## Directions for this task
Print exactly the lines from the first one down to the line containing "ls=(0, (4, 2.5)))", both ends included, with no pictures and nothing else.

## Data segment
◇ ◇ ◇ ◇ ◇

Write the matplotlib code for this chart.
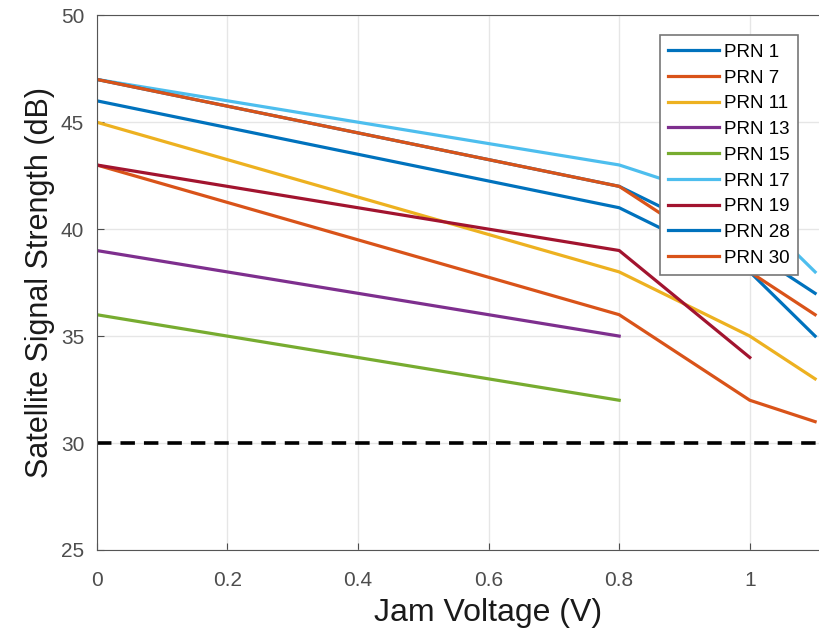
import matplotlib.pyplot as plt

plt.rcParams['font.family'] = ['Liberation Sans', 'DejaVu Sans']

# jam voltage steps
x_full = [0, 0.8, 1.0, 1.1]

labels = ["PRN 1", "PRN 7", "PRN 11", "PRN 13", "PRN 15",
          "PRN 17", "PRN 19", "PRN 28", "PRN 30"]

prn1 = [46, 41, 38, 35]
prn7 = [43, 36, 32, 31]
prn11 = [45, 38, 35, 33]
prn13 = [39, 35]
prn15 = [36, 32]
prn17 = [47, 43, 41, 38]
prn19 = [43, 39, 34]
prn28 = [47, 42, 39, 37]
prn30 = [47, 42, 38, 36]

threshold = 30

series = [prn1, prn7, prn11, prn13, prn15, prn17, prn19, prn28, prn30]
colors = ["#0072BD", "#D95319", "#EDB120", "#7E2F8E", "#77AC30",
          "#4DBEEE", "#A2142F", "#0072BD", "#D95319"]

fig = plt.figure(figsize=(8.19, 6.34), dpi=100)
# the original axes runs past the right edge of the picture (cropped)
ax = fig.add_axes([0.118, 0.1325, 0.957, 0.8435])

for vals, lab, c in zip(series, labels, colors):
    ax.plot(x_full[:len(vals)], vals, color=c, lw=2.3, label=lab)

ax.axhline(threshold, color="black", lw=2.6, ls=(0, (4, 2.5)))

ax.set_xlim(0, 1.2)
ax.set_ylim(25, 50)
ax.set_xticks([0, 0.2, 0.4, 0.6, 0.8, 1.0])
ax.set_xticklabels(["0", "0.2", "0.4", "0.6", "0.8", "1"])
ax.set_yticks([25, 30, 35, 40, 45, 50])
ax.grid(True, color="#e6e6e6", lw=1)
ax.set_axisbelow(True)
ax.tick_params(direction="in", labelsize=15, colors="#4d4d4d", length=5)
ax.tick_params(axis="x", pad=15)
ax.tick_params(axis="y", pad=9)
for s in ax.spines.values():
    s.set_color("#555555")

ax.set_xlabel("Jam Voltage (V)", fontsize=23, color="#1a1a1a", labelpad=6)
ax.set_ylabel("Satellite Signal Strength (dB)", fontsize=22, color="#1a1a1a", labelpad=4)

leg = ax.legend(loc="upper right", bbox_to_anchor=((799 - 97) / 784, (550 - 35) / 535),
                fontsize=13.5, fancybox=False, framealpha=1, edgecolor="#777777",
                handlelength=2.7, handletextpad=0.3, labelspacing=0.46,
                borderpad=0.45, borderaxespad=0)
leg.get_frame().set_linewidth(1.2)

plt.savefig("out.png")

◇ ◇ ◇ ◇ ◇

## Reply
Write the matplotlib code for this chart.
import matplotlib.pyplot as plt

plt.rcParams['font.family'] = ['Liberation Sans', 'DejaVu Sans']

# jam voltage steps
x_full = [0, 0.8, 1.0, 1.1]

labels = ["PRN 1", "PRN 7", "PRN 11", "PRN 13", "PRN 15",
          "PRN 17", "PRN 19", "PRN 28", "PRN 30"]

prn1 = [46, 41, 38, 35]
prn7 = [43, 36, 32, 31]
prn11 = [45, 38, 35, 33]
prn13 = [39, 35]
prn15 = [36, 32]
prn17 = [47, 43, 41, 38]
prn19 = [43, 39, 34]
prn28 = [47, 42, 39, 37]
prn30 = [47, 42, 38, 36]

threshold = 30

series = [prn1, prn7, prn11, prn13, prn15, prn17, prn19, prn28, prn30]
colors = ["#0072BD", "#D95319", "#EDB120", "#7E2F8E", "#77AC30",
          "#4DBEEE", "#A2142F", "#0072BD", "#D95319"]

fig = plt.figure(figsize=(8.19, 6.34), dpi=100)
# the original axes runs past the right edge of the picture (cropped)
ax = fig.add_axes([0.118, 0.1325, 0.957, 0.8435])

for vals, lab, c in zip(series, labels, colors):
    ax.plot(x_full[:len(vals)], vals, color=c, lw=2.3, label=lab)

ax.axhline(threshold, color="black", lw=2.6, ls=(0, (4, 2.5)))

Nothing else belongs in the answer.